Many residents of Houston and its environs have been able to start cleaning up their flood-devastated homes in the wake of Tropical Storm Harvey, but even though the rain has stopped, rivers continue to rise and threaten many communities protected by levees. The Brazos River is expected to crest on Friday.

And some residents are worried about one or two storm systems forming in the Gulf of Mexico. Weather experts say it is too early to predict which way they will go.

“The waters are still rising. It’s crazy. It’s sunny,” said one resident, John, a native of Vietnam who did not want his full name used. “There are blue skies overhead, but the waters are still rising and there are rescues going on.”

He and his family of eight had been rescued only days before by two small boats. The rescue, near the Addicks Reservoir west of Houston, reminded him of the day in 1975 when he the U.S. Navy plucked him out of the South China Sea and took him to Wake Island as a refugee.

“We were boat people then, and we are still boat people today,” John commented.

Meagan Montez, a home-schooling mother of seven, said her family is safe, but Harvey was a harrowing experience.

“The first two nights and days, tornado alarms were going of all the time,” she said. “The kids know how to shelter in place. … We’ve done this before, but I think before it was almost like a drill. This time, as soon as [the tornado threat] passed, there were friends on social media saying it was our neighborhood that it went through.”

After authorities instructed residents not to leave but to shelter in place, Montez and her husband had a discussion about, “How do we access the roof? Who’s gonna tie who to our back, if we have to leave? Do we have the tools that we need if we have to go to the attic?”

“But they don’t want you to go to the attic anymore, they want you to go to the second floor,” she said. “So we had to think, ‘Okay, which windows can we climb out of to get to the roof?'”

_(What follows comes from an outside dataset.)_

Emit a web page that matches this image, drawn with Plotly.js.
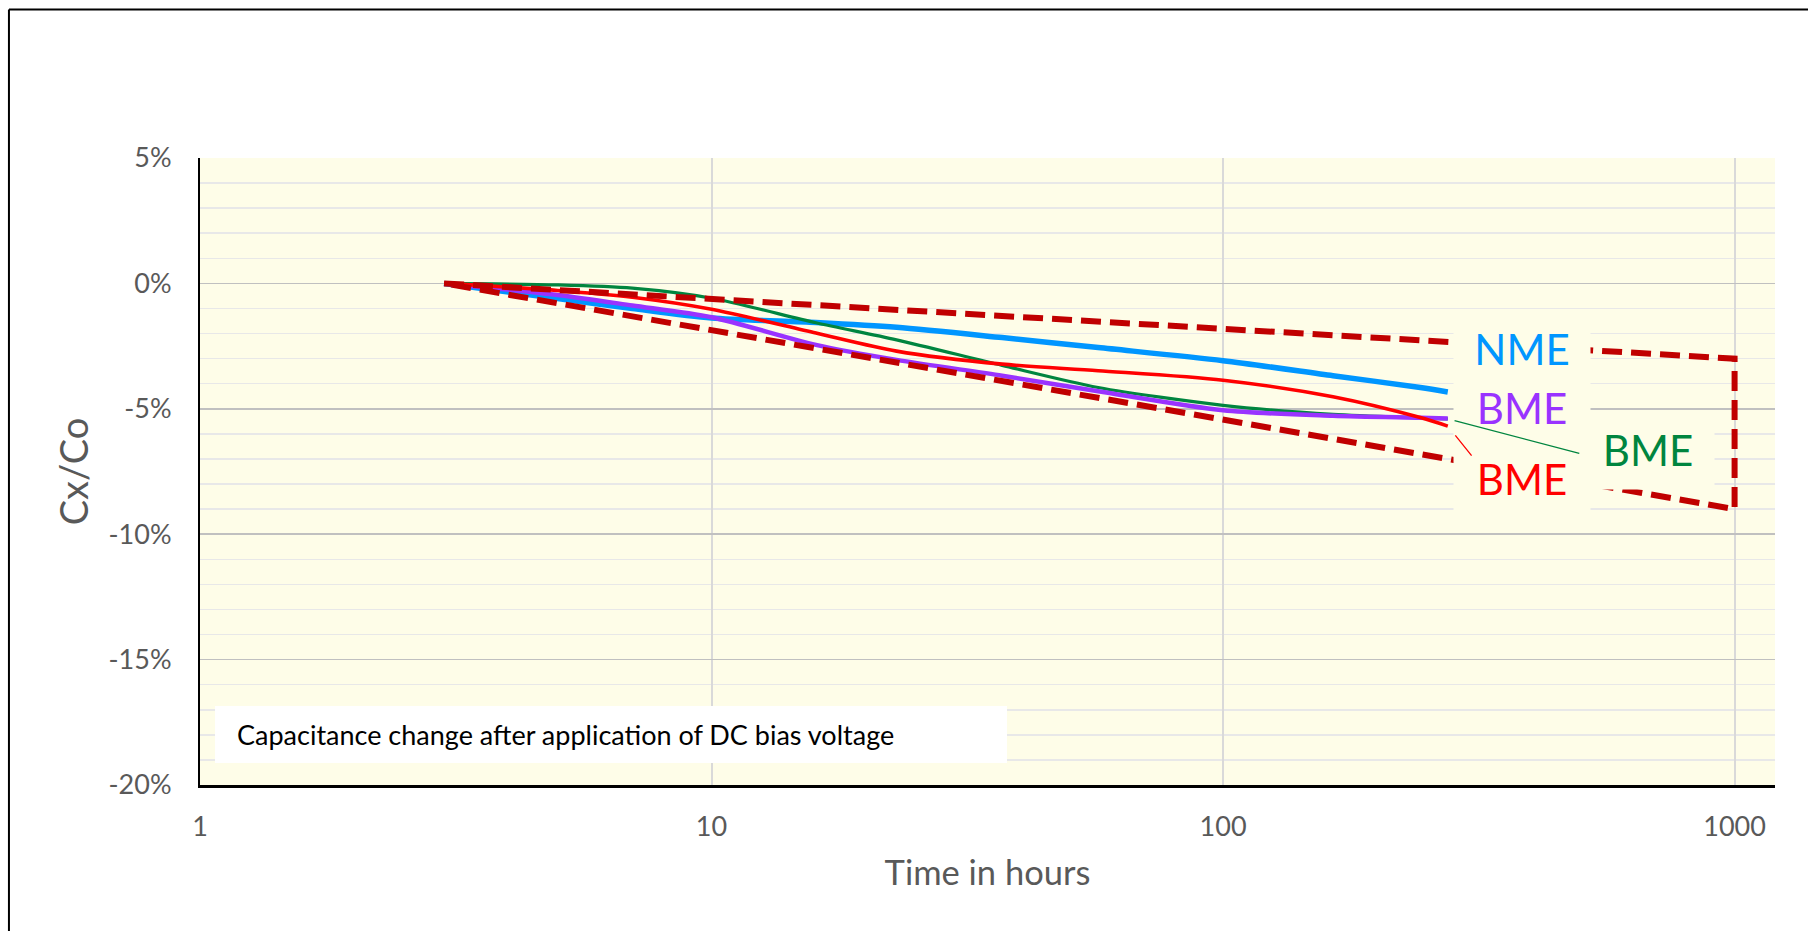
<!DOCTYPE html>
<html>
<head>
<meta charset="utf-8">
<script src="https://cdn.plot.ly/plotly-3.0.1.min.js"></script>
<style>
  html, body { margin: 0; padding: 0; background: #ffffff; }
  #chart { width: 1808px; height: 931px; }
</style>
</head>
<body>
<div id="chart"></div>
<script>
// ---- data ----
const hours      = [3, 5, 7, 10, 16, 23, 37, 57, 100, 164, 243, 275];
const nme        = [0, -0.60, -1.00, -1.38, -1.56, -1.75, -2.16, -2.56, -3.08, -3.68, -4.15, -4.33];
const bmePurple  = [0, -0.46, -0.88, -1.35, -2.45, -3.05, -3.68, -4.30, -5.06, -5.28, -5.36, -5.39];
const bmeRed     = [0, -0.28, -0.55, -1.03, -1.98, -2.70, -3.22, -3.48, -3.86, -4.52, -5.35, -5.69];
const bmeGreen   = [0, -0.06, -0.19, -0.59, -1.57, -2.25, -3.27, -4.15, -4.86, -5.22, -5.36, -5.40];
const limitHours  = [3, 1000, 1000, 3];
const limitValues = [0, -3, -9, 0];

const xTickVals   = [1, 10, 100, 1000];
const xTickLabels = ['1', '10', '100', '1000'];
const yTickVals   = [-20, -15, -10, -5, 0, 5];
const yTickLabels = ['-20%', '-15%', '-10%', '-5%', '0%', '5%'];

const seriesLabels = ['NME', 'BME', 'BME', 'BME'];
const captionText  = 'Capacitance change after application of DC bias voltage';
const xTitle = 'Time in hours';
const yTitle = 'Cx/Co';

// ---- styles ----
const FONT = 'Lato, "Open Sans", sans-serif';
const C_BLUE = '#0096ff', C_PURPLE = '#9933ff', C_RED = '#ff0000', C_GREEN = '#00853f', C_LIMIT = '#c00000';
const PLOT_BG = '#fefde8';

const spline = {shape: 'spline', smoothing: 0.8};
const traces = [
  {x: hours, y: nme,       mode: 'lines', line: Object.assign({color: C_BLUE,   width: 5.5}, spline), hoverinfo: 'skip'},
  {x: hours, y: bmeGreen,  mode: 'lines', line: Object.assign({color: C_GREEN,  width: 3.2}, spline), hoverinfo: 'skip'},
  {x: hours, y: bmePurple, mode: 'lines', line: Object.assign({color: C_PURPLE, width: 4.5}, spline), hoverinfo: 'skip'},
  {x: hours, y: bmeRed,    mode: 'lines', line: Object.assign({color: C_RED,    width: 3.6}, spline), hoverinfo: 'skip'},
  {x: limitHours, y: limitValues, mode: 'lines', line: {color: C_LIMIT, width: 6, dash: '20px,9px'}, hoverinfo: 'skip'}
];

const last = hours.length - 1;
const lx = Math.log10(hours[last]);

function label(text, yv, color, xs, ys, w, h) {
  return {x: lx, y: yv, xref: 'x', yref: 'y', text: text, showarrow: false,
          xshift: xs, yshift: ys, width: w, height: h, bgcolor: PLOT_BG, borderpad: 0,
          font: {family: FONT, size: 42, color: color}};
}
function leader(yv, color, ax, ay, standoff) {
  return {x: lx, y: yv, xref: 'x', yref: 'y', text: '', showarrow: true, arrowhead: 0,
          arrowwidth: 1.3, arrowcolor: color, ax: ax, ay: ay, standoff: standoff, startstandoff: 0};
}

const annotations = [
  label(seriesLabels[0], nme[last],       C_BLUE,   74, 44, 136, 67),
  label(seriesLabels[1], bmePurple[last], C_PURPLE, 74, 11, 136, 67),
  label(seriesLabels[2], bmeRed[last],    C_RED,    74, -52, 136, 67),
  label(seriesLabels[3], bmeGreen[last],  C_GREEN, 200, -31, 132, 78),
  leader(bmeGreen[last], C_GREEN, 133, 35, 7),
  leader(bmeRed[last],   C_RED,   25, 31, 12),
  {x: 0.0222, y: 0.0805, xref: 'paper', yref: 'paper', xanchor: 'left', yanchor: 'middle',
   text: captionText, showarrow: false, font: {family: FONT, size: 27, color: '#000000'}}
];

const layout = {
  width: 1808, height: 931,
  margin: {l: 200, r: 33, t: 158, b: 146},
  paper_bgcolor: '#ffffff', plot_bgcolor: PLOT_BG,
  showlegend: false,
  font: {family: FONT, color: '#595959'},
  xaxis: {
    type: 'log', range: [0, 3.079], tickvals: xTickVals, ticktext: xTickLabels,
    showgrid: true, gridcolor: '#d9d9d9', gridwidth: 2,
    showline: true, linecolor: '#000000', linewidth: 3, zeroline: false,
    ticks: '', ticklabelstandoff: 16, tickfont: {family: FONT, size: 27, color: '#595959'},
    title: {text: xTitle, font: {family: FONT, size: 34.5, color: '#595959'}, standoff: 20},
    automargin: false
  },
  yaxis: {
    range: [-20, 5], tickvals: yTickVals, ticktext: yTickLabels,
    showgrid: true, gridcolor: '#c0c0c0', gridwidth: 1.5,
    minor: {tickmode: 'linear', tick0: 0, dtick: 1, showgrid: true, gridcolor: '#e8e8e8', gridwidth: 1.5, ticks: ''},
    showline: true, linecolor: '#000000', linewidth: 2, zeroline: false,
    ticks: '', ticklabelstandoff: 21, tickfont: {family: FONT, size: 27, color: '#595959'},
    title: {text: yTitle, font: {family: FONT, size: 38, color: '#595959'}, standoff: 8},
    automargin: false
  },
  shapes: [
    {type: 'rect', xref: 'paper', yref: 'paper', x0: 0.0095, x1: 0.5124, y0: 0.0351, y1: 0.126,
     fillcolor: '#ffffff', line: {width: 0}, layer: 'above'},
    {type: 'line', xref: 'paper', yref: 'paper', x0: -0.1213, x1: 1.03, y0: 1.2368, y1: 1.2368,
     line: {color: '#000000', width: 2}, layer: 'above'},
    {type: 'line', xref: 'paper', yref: 'paper', x0: -0.1213, x1: -0.1213, y0: -0.25, y1: 1.2368,
     line: {color: '#000000', width: 2}, layer: 'above'}
  ],
  annotations: annotations
};

Plotly.newPlot('chart', traces, layout, {displayModeBar: false, staticPlot: true});
</script>
</body>
</html>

In the days since, the Montez family has helped other Houstonians along with the Adore Ministry, a community of Catholic lay missionaries to which they belong. She has seen a “tremendous outpouring of help” throughout the city in meeting people’s material needs.

“There were people getting turned away in some places who wanted to volunteer because there was such a generous response,” she said. But there are emotional needs, people’s need for a sense of security, to address as well.

“I did a cleanout in an apartment yesterday, and the residents were describing their experience of a middle-of-the-night power outage,” she said. “It was sheer terror. They were terrified. … I’ve helped people clean up after floods before, and it stinks and it’s nasty, but these are people that were scared. And when they walk back into these places it’s terrifying, They’re sad, and there’s a lot of anger.”

The sun has helped improve people’s mood, for sure, but the devastation is only that more apparent, including the discovery of people who drowned or died in other ways. And flooding persists in many places, and rivers and reservoirs continue to rise. This ordeal is far from over, and many of those interviewed by Aleteia this week have ended their phone conversations with a request to “keep praying for us.”